_Required task_
Print only the lines from the top of the data through the line with "plt.rcParams['axes.unicode_minus'] = False", both included, skipping every picture.

start Data extract

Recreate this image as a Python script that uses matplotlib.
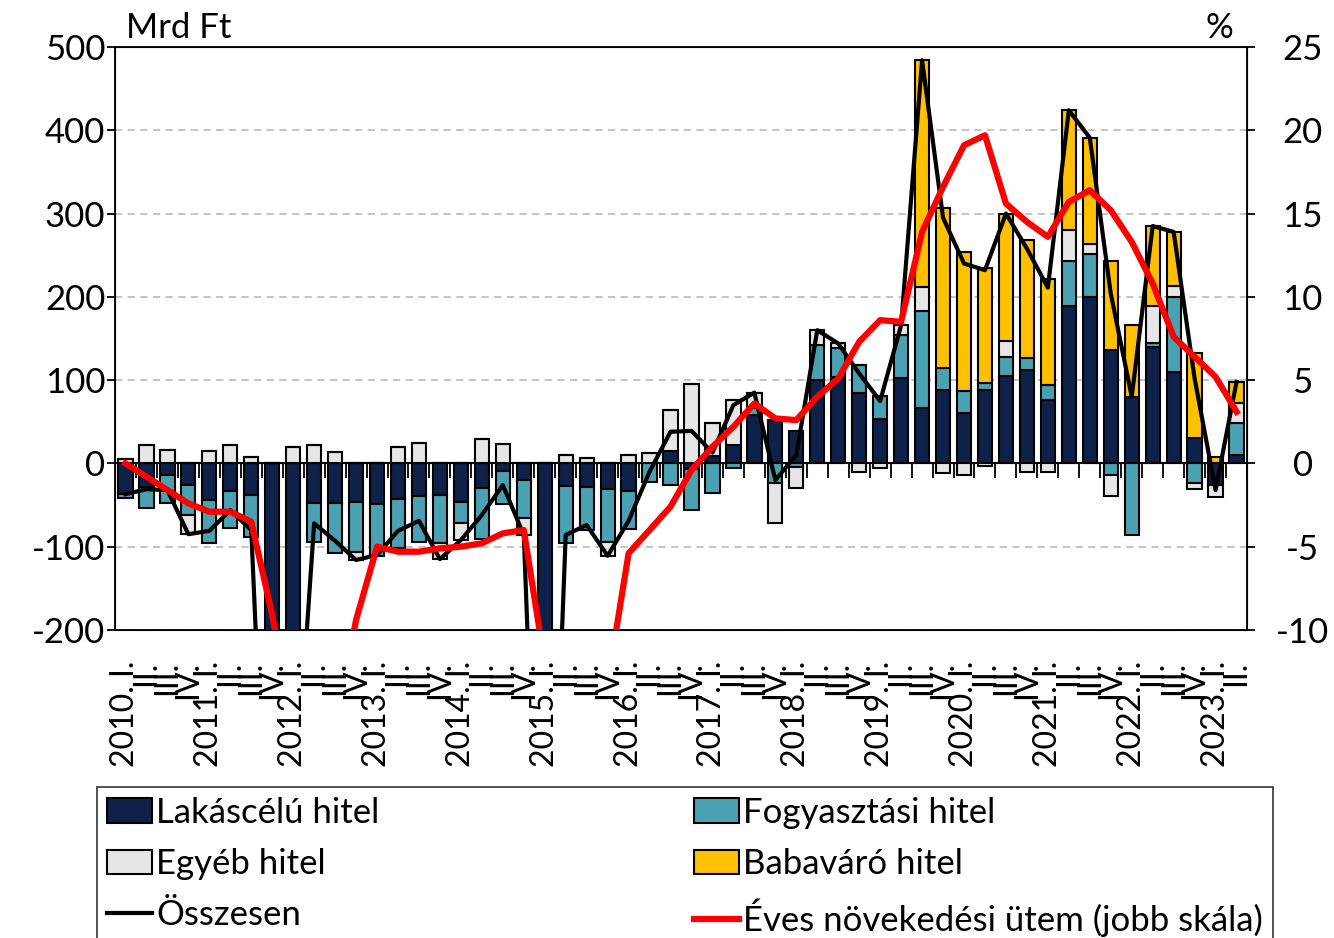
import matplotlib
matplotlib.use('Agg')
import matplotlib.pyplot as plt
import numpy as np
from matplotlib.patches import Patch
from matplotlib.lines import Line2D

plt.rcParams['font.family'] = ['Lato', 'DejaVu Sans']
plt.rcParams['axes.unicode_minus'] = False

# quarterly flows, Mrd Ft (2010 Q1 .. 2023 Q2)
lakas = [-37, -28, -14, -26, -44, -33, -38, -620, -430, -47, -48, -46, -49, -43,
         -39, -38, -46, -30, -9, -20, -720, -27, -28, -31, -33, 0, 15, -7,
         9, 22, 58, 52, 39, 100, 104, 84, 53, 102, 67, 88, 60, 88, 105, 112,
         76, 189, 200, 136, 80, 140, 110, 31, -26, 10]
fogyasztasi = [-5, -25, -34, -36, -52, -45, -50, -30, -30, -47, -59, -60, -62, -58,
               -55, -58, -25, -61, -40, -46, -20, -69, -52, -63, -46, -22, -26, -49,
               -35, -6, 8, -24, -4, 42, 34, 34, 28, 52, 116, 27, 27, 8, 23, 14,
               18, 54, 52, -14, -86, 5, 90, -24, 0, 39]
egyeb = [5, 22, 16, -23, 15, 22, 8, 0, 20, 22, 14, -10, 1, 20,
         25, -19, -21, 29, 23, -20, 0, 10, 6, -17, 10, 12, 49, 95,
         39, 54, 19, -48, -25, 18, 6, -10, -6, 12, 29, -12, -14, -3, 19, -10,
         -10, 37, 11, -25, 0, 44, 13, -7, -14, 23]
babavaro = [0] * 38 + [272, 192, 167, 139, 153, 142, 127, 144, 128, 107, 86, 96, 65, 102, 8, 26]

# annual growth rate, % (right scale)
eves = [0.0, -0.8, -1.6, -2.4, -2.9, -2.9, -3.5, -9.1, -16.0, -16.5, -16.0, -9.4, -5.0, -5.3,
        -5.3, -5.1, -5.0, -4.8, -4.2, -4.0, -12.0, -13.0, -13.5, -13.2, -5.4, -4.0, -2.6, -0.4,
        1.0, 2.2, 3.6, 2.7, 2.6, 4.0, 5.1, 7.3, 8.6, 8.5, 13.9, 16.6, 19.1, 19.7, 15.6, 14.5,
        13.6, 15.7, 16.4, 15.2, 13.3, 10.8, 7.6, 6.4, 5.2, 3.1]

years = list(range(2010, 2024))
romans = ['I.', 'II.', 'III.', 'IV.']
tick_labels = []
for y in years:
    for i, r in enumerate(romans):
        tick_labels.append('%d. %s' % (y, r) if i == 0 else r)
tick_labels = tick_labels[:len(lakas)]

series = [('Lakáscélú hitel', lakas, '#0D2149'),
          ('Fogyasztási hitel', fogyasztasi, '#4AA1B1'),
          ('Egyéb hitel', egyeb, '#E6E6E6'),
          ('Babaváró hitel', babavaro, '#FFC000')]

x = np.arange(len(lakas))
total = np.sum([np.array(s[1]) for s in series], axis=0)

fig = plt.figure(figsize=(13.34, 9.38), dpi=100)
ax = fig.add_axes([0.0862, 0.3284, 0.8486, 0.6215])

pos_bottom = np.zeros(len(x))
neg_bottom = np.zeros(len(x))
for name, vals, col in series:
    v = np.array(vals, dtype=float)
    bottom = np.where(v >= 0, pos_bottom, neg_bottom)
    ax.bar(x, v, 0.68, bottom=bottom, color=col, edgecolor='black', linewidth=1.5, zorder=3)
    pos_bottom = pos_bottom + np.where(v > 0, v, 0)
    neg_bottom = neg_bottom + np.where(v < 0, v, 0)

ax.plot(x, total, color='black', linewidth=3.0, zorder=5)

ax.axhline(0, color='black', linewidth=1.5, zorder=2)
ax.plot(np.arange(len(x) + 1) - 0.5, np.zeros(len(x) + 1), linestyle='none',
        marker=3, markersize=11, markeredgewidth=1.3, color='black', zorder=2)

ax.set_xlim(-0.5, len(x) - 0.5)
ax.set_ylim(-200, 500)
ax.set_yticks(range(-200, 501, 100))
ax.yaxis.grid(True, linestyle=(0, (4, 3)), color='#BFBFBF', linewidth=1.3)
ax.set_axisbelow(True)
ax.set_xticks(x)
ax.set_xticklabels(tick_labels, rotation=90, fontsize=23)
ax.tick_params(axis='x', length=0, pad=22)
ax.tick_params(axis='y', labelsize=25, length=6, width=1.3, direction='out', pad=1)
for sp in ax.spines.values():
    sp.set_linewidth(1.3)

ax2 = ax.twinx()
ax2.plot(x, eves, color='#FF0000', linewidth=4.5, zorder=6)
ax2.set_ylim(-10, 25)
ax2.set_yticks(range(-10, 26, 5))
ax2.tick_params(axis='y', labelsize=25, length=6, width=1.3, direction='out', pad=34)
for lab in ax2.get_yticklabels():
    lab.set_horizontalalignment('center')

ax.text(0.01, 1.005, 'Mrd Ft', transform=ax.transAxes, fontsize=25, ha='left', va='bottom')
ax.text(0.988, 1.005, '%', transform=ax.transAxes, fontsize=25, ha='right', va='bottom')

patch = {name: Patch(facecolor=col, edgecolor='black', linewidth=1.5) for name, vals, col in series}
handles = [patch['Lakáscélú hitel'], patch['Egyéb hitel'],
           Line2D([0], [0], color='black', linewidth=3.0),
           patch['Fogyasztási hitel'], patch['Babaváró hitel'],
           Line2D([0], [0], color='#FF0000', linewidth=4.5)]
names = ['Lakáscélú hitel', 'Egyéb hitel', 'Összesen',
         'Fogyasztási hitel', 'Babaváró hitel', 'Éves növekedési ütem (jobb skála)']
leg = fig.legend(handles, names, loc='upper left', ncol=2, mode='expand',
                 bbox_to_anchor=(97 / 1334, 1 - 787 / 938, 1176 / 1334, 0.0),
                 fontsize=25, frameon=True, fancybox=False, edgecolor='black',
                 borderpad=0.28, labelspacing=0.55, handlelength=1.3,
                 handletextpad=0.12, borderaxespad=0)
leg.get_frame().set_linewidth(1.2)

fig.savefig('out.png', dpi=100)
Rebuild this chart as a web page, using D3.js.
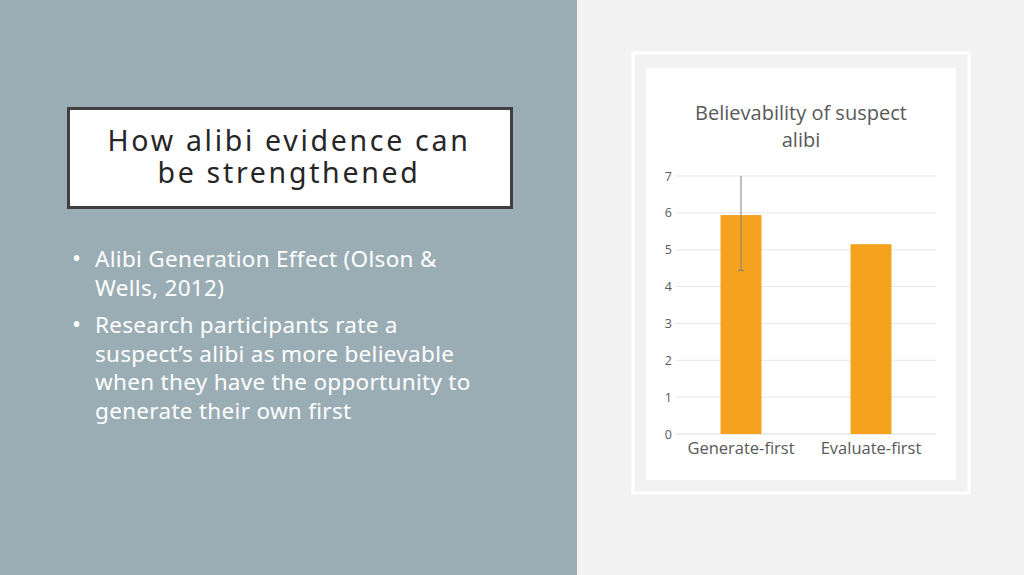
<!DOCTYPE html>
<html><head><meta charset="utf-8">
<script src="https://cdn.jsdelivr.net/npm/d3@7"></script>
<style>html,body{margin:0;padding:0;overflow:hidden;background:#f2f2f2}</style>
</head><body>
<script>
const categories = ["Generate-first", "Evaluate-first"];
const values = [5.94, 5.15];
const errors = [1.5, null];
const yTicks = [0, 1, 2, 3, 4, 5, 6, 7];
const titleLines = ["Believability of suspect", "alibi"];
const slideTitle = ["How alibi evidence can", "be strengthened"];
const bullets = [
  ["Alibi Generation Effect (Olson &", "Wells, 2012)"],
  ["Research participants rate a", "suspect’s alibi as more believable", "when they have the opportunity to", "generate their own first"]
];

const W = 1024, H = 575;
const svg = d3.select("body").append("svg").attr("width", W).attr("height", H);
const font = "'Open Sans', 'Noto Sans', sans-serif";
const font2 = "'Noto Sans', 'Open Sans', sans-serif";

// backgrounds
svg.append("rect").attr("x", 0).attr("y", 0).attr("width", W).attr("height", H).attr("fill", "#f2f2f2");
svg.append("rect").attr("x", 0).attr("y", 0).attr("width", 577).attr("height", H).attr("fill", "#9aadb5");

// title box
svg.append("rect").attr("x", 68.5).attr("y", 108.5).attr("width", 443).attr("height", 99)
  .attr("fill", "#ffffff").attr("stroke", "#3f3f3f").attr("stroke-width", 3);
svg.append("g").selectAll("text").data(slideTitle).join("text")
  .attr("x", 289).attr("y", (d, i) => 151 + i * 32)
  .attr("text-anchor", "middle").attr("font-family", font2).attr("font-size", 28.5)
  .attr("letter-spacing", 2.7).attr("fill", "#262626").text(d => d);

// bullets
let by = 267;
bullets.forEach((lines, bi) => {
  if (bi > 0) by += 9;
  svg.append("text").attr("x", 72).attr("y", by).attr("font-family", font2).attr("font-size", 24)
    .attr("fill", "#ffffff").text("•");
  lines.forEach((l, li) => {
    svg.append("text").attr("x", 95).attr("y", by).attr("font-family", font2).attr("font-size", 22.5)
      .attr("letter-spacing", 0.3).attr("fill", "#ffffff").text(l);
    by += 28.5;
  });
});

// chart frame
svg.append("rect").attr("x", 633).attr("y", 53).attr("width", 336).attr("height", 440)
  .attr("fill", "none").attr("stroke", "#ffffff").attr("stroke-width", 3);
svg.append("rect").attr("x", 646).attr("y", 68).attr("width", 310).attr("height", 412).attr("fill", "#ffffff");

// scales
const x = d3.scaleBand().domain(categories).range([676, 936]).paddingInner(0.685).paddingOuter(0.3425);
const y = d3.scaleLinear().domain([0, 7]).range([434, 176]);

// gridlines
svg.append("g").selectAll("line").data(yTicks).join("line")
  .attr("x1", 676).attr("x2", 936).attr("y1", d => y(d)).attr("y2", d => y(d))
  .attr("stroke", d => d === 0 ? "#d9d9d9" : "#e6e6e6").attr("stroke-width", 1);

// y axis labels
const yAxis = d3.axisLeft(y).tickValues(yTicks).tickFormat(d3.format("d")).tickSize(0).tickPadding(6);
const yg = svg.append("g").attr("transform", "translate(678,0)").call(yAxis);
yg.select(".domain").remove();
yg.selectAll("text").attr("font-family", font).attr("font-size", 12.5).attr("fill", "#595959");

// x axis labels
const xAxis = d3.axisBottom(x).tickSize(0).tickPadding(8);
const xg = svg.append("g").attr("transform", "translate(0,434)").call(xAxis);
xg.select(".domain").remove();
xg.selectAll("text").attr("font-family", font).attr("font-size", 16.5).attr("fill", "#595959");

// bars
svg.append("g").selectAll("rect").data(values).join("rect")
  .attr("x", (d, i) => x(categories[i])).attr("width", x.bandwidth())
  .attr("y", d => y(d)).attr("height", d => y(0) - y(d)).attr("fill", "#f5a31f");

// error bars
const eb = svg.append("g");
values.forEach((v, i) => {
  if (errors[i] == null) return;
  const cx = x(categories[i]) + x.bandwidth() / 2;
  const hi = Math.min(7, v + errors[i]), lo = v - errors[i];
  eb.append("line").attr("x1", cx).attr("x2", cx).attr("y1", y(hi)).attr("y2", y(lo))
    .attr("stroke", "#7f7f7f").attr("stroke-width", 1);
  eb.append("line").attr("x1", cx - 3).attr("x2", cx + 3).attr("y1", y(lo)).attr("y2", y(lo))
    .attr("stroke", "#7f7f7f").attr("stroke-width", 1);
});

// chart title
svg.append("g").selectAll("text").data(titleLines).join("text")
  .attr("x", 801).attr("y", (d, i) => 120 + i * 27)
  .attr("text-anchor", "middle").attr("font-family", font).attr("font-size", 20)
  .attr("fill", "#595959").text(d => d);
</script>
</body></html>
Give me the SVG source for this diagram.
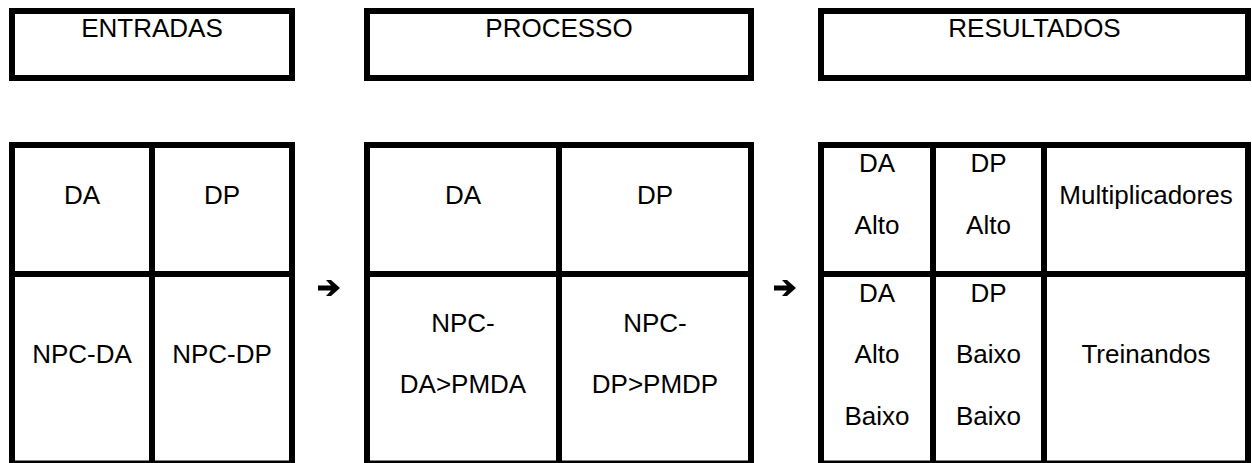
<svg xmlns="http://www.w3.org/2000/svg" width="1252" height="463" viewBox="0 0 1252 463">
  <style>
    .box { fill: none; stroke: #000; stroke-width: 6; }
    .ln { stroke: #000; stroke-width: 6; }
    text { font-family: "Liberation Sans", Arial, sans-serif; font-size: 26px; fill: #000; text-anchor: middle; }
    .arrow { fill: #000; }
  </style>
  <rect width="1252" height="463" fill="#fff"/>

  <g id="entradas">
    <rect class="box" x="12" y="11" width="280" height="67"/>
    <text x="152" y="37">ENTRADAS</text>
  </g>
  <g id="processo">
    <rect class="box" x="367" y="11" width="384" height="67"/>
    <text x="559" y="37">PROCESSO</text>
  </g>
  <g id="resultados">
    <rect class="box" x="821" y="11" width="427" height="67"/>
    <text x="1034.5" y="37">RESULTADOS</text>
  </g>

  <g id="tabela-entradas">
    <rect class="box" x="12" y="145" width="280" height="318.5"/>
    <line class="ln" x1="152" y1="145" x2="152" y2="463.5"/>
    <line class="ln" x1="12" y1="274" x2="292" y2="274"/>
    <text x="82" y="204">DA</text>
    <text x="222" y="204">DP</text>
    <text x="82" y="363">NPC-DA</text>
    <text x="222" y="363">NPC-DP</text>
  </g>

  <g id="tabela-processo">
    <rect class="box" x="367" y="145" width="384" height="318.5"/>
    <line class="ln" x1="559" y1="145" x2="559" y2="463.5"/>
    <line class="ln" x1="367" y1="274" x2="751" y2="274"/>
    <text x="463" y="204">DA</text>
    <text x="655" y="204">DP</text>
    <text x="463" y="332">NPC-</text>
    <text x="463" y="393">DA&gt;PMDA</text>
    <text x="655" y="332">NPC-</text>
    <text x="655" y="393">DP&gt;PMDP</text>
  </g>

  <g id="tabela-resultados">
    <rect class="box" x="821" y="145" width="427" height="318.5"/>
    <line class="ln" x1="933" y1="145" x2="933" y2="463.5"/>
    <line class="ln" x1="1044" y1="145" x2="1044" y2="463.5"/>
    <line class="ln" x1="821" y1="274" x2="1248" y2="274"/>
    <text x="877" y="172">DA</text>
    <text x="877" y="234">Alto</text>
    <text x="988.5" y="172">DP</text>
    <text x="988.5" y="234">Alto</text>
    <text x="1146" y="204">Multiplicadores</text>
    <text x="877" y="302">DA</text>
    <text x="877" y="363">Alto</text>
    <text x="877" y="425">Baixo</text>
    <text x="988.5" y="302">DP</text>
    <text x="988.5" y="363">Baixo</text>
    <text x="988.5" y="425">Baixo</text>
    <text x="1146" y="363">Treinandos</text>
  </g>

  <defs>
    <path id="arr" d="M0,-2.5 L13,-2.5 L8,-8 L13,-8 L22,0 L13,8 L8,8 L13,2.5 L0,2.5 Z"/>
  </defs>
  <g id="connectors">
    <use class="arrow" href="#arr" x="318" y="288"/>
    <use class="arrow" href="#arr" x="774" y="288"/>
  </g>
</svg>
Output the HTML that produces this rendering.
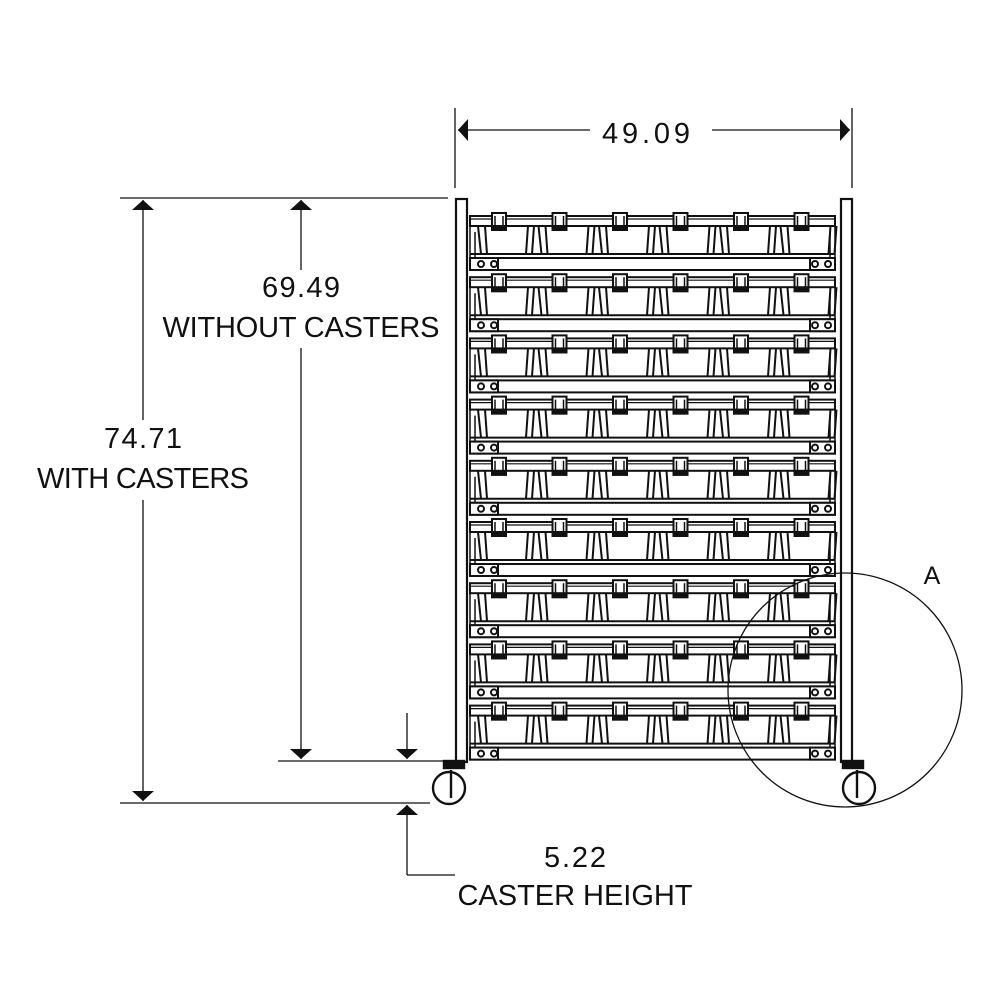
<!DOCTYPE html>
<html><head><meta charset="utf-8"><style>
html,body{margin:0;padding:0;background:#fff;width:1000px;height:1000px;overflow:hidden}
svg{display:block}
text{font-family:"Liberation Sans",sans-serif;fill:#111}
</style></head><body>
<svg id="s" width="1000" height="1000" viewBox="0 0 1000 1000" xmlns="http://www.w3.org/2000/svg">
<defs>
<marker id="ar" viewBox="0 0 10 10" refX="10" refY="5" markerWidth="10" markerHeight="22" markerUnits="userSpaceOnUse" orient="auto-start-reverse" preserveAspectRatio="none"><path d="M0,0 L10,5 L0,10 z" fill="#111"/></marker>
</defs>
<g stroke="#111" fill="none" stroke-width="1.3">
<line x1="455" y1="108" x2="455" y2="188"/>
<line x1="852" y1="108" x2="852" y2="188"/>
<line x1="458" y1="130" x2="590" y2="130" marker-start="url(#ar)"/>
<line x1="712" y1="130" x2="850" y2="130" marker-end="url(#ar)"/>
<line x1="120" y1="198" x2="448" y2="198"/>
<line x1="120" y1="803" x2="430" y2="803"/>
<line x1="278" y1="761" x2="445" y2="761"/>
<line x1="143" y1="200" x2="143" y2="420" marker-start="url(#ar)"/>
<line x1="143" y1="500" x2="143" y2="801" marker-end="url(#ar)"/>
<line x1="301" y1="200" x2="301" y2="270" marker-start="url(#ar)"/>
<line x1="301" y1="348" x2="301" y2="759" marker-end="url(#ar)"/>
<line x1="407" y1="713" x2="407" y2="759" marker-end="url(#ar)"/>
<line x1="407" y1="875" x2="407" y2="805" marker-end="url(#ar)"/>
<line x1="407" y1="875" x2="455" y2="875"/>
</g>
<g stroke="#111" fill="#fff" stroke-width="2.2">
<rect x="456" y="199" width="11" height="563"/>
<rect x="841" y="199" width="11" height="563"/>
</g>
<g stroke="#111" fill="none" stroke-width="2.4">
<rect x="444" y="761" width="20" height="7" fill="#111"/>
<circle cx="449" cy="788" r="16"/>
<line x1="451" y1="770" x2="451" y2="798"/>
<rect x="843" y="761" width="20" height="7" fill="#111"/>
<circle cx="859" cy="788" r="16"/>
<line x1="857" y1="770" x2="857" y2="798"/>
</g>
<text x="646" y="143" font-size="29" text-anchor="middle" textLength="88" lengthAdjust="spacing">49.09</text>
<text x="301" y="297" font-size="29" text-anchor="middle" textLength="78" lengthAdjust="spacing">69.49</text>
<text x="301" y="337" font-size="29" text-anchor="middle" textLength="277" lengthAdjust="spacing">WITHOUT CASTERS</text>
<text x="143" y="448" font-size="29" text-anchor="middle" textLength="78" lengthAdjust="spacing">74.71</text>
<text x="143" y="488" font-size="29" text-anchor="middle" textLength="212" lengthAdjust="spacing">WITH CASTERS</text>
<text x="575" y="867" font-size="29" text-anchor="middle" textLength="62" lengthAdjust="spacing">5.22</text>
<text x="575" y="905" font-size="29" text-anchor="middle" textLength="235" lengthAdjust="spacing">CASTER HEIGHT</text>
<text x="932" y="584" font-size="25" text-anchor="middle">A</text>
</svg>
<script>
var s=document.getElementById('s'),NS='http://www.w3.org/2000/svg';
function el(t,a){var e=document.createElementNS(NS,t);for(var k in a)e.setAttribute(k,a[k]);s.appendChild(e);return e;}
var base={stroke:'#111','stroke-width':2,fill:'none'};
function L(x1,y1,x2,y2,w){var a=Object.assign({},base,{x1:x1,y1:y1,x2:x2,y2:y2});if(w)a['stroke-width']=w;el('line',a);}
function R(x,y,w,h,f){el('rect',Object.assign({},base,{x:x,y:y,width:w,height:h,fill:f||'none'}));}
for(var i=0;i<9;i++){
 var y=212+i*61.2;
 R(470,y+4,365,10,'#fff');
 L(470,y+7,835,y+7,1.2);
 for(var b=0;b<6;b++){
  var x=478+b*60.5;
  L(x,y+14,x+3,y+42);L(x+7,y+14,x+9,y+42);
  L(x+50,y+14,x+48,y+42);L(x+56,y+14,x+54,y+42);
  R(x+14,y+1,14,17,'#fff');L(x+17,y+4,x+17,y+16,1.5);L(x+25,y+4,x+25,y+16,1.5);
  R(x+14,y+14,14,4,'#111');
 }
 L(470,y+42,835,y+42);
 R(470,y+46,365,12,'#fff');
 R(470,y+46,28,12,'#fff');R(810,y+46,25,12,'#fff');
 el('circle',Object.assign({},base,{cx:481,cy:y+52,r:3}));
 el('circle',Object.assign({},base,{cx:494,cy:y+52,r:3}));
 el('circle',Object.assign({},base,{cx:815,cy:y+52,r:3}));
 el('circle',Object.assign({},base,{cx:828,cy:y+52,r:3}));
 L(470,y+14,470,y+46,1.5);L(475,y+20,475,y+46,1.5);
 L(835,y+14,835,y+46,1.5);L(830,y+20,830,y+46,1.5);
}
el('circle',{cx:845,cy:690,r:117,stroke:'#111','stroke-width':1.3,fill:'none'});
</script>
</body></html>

end Data extract

_Answer to this problem_
Recreate this image as a Python script that uses matplotlib.
import matplotlib
matplotlib.use('Agg')
import matplotlib.pyplot as plt
import numpy as np
from matplotlib.patches import Patch
from matplotlib.lines import Line2D

plt.rcParams['font.family'] = ['Lato', 'DejaVu Sans']
plt.rcParams['axes.unicode_minus'] = False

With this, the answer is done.